I really wanted to like Fat Boys, A Slim Book because there aren't that many books exploring maleness and fatness. If someone knows of any that really do, please tell me!

Fat Chicks Rule! Lara Frater

After Fat Boys, I was relieved to turn to this, a witty book with no pretensions and a totally positive and accessible tone.

In the interests of full disclosure, I should say that under Fat Chick Lit, Frater lists my Josephine Fuller mystery series, for which I am duly grateful.

The edge to Frater's book comes from her description of her own experience growing up fat.

When you begin to look into size acceptance you encounter so many "fat stories" and so much suffering. It reminds me of the phrase "Speak Bitterness." The women's movement of the 1970s borrowed this phrase from 1940s China, where women who had been literally enslaved, were liberated and encouraged to talk about their experiences being sold as concubines, battered and oppressed in ways unthinkable to us.

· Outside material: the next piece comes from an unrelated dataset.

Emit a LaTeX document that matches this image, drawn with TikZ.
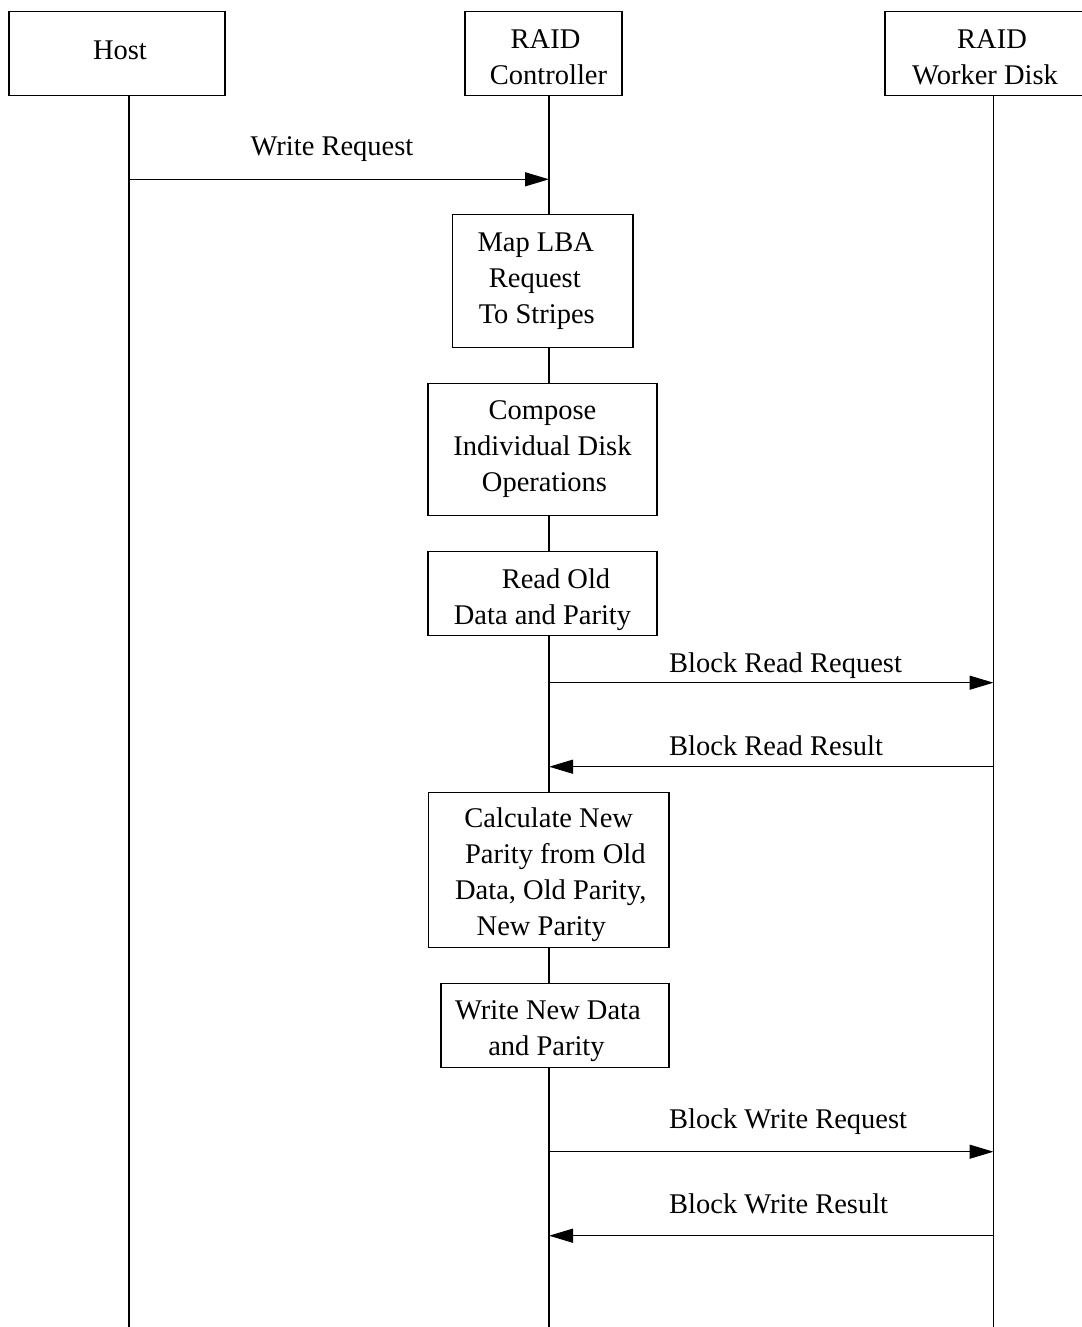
\documentclass[tikz,border=0pt]{standalone}
\usepackage{fontspec}
\setmainfont{Liberation Serif}
\usetikzlibrary{arrows.meta}
\pgfdeclarelayer{background}
\pgfsetlayers{background,main}
\newcommand\shiftln[1]{\hspace*{#1}}
\begin{document}
\begin{tikzpicture}[x=1pt,y=-1pt,
  every node/.style={font=\fontsize{28.5}{36}\selectfont},
  box/.style={draw, line width=1.3pt, fill=white, inner xsep=0pt, inner ysep=0pt, align=center, anchor=north},
  msg/.style={line width=1.3pt, -{Triangle[length=24pt,width=14pt]}},
  life/.style={line width=1.3pt},
  lbl/.style={inner sep=0pt}]
\useasboundingbox (0,0) rectangle (1081,1327);

% header boxes
\node[box, minimum width=216pt, text height=48pt, text depth=36pt] (host) at (117,11) {\shiftln{6pt}Host};
\node[box, minimum width=157pt, text height=73pt, text depth=11pt] (ctrl) at (543.5,11) {\shiftln{4pt}RAID\\\shiftln{10pt}Controller};
\node[box, minimum width=210pt, text height=73pt, text depth=11pt] (disk) at (990,11) {\shiftln{4pt}RAID\\\shiftln{-10pt}Worker Disk};

% controller steps
\node[box, minimum width=180.5pt, text height=109pt, text depth=24pt] (map) at (542.75,214) {\shiftln{-14pt}Map LBA\\\shiftln{-16pt}Request\\\shiftln{-12pt}To Stripes};
\node[box, minimum width=229pt, text height=108pt, text depth=24pt] (comp) at (542.5,383) {Compose\\Individual Disk\\\shiftln{4pt}Operations};
\node[box, minimum width=229pt, text height=73pt, text depth=11pt] (read) at (542.5,551) {\shiftln{27pt}Read Old\\Data and Parity};
\node[box, minimum width=240.5pt, text height=143pt, text depth=12pt] (calc) at (548.75,792) {Calculate New\\\shiftln{13pt}Parity from Old\\\shiftln{4pt}Data, Old Parity,\\\shiftln{-15pt}New Parity};
\node[box, minimum width=228pt, text height=72pt, text depth=12pt] (wnd) at (555,983) {\shiftln{-14pt}Write New Data\\\shiftln{-17pt}and Parity};

% lifeline ends
\coordinate (hEnd) at (129,1327);
\coordinate (cEnd) at (549,1327);
\coordinate (dEnd) at (993.5,1327);

\begin{pgfonlayer}{background}
\draw[life] (host.south -| hEnd) -- (hEnd);
\draw[life] (ctrl.south -| cEnd) -- (cEnd);
\draw[life] (disk.south -| dEnd) -- (dEnd);
\end{pgfonlayer}

% messages
\coordinate (y1) at (0,179.3);
\coordinate (y2) at (0,682.7);
\coordinate (y3) at (0,766.7);
\coordinate (y4) at (0,1151.7);
\coordinate (y5) at (0,1235.7);

\draw[msg] (hEnd |- y1) -- (cEnd |- y1);
\node[lbl, anchor=base] (l1) at (332,155) {Write Request};

\draw[msg] (cEnd |- y2) -- (dEnd |- y2);
\node[lbl, anchor=base west] (l2) at (669,672) {Block Read Request};

\draw[msg] (dEnd |- y3) -- (cEnd |- y3);
\node[lbl, anchor=base west] (l3) at (669,755) {Block Read Result};

\draw[msg] (cEnd |- y4) -- (dEnd |- y4);
\node[lbl, anchor=base west] (l4) at (669,1128) {Block Write Request};

\draw[msg] (dEnd |- y5) -- (cEnd |- y5);
\node[lbl, anchor=base west] (l5) at (669,1213) {Block Write Result};
\end{tikzpicture}
\end{document}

Sometimes it is very healing to speak the bitterness—to be allowed to say what happened, and to know that people will listen. I'm not going to go into this at great length here, but I gotta say reading a few dozen "fat stories" can depress the hell out of you for awhile. The ill-treatment doesn't extend to slavery, but there's no question that people with low self-esteem can be easily exploited.

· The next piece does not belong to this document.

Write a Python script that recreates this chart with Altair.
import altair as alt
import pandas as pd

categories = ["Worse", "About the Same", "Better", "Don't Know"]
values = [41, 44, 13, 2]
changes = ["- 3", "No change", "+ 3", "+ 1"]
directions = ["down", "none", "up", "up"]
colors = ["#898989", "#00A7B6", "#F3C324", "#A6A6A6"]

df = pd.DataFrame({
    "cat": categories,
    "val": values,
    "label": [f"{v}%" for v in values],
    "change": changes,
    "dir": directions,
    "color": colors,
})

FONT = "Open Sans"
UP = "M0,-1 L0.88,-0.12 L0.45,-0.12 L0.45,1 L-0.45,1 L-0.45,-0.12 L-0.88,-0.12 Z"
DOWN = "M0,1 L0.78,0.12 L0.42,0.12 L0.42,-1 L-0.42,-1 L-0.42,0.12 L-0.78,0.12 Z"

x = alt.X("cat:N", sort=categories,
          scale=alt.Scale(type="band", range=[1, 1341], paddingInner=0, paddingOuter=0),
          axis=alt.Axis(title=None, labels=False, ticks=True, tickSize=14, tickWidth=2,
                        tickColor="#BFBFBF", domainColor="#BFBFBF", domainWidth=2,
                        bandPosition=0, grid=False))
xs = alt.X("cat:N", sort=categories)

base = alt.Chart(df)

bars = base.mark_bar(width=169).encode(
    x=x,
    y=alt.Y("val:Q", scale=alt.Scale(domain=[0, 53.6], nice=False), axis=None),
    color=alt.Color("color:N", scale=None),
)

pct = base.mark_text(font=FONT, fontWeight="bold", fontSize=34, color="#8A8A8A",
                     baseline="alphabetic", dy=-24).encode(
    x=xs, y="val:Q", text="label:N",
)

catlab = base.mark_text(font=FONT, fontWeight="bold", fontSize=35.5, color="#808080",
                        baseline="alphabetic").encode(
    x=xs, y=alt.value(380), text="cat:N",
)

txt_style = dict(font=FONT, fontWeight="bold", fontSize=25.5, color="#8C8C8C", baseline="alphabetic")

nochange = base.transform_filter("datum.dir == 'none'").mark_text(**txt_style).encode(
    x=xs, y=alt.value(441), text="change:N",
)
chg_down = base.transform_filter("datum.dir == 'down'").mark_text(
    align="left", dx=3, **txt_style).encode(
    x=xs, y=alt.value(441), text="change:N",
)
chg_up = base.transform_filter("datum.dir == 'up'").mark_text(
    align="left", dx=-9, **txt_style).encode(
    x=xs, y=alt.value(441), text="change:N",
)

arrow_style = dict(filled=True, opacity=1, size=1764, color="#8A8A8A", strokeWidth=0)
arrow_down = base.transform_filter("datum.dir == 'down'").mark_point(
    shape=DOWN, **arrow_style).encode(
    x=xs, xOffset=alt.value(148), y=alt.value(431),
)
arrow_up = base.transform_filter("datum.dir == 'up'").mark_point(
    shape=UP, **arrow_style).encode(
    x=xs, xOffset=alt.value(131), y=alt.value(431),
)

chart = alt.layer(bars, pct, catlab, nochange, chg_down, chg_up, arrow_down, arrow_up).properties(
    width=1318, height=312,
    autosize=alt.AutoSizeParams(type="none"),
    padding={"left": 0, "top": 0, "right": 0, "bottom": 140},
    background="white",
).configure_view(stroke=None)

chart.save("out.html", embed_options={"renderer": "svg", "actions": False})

Frater's Introduction devotes three pages to her own story as a fat person--which was the perfect amount for this kind of book. She discussed how she has coped, and while admittedly a work in progress, she is ready to offer up resources to help others. She says--

I want to help end the cycle of destruction that dieting and lack of self-esteem leads to, and help my fellow fat chicks accept two important things:

You are beautiful even if you don't measure up to the Hollywood standard of beauty.

There is no perfect number, perfect weight, perfect size or perfect body, except what you think is perfect for you.
Fat Chicks Rule! p. 13

Frater offers a wide range of strategies for fat chicks getting ready to rule. Some chapters include, Roll Models: Famous Fat Chicks, Entertainment, Seating Issues, Witty Comebacks, Fat and Fit are Just Fine, Tips on Looking Hot, Romance, Sex - including positions! The explanation of how "the same thing that makes us fat helps us to enjoy sex." was worth the price of admission.

I liked the crystal clear, totally positive tone of Fat Chicks Rule! I would definitely give it to a young woman struggling with body image issues, but I hope it finds its way into the hands of many, many women of all ages.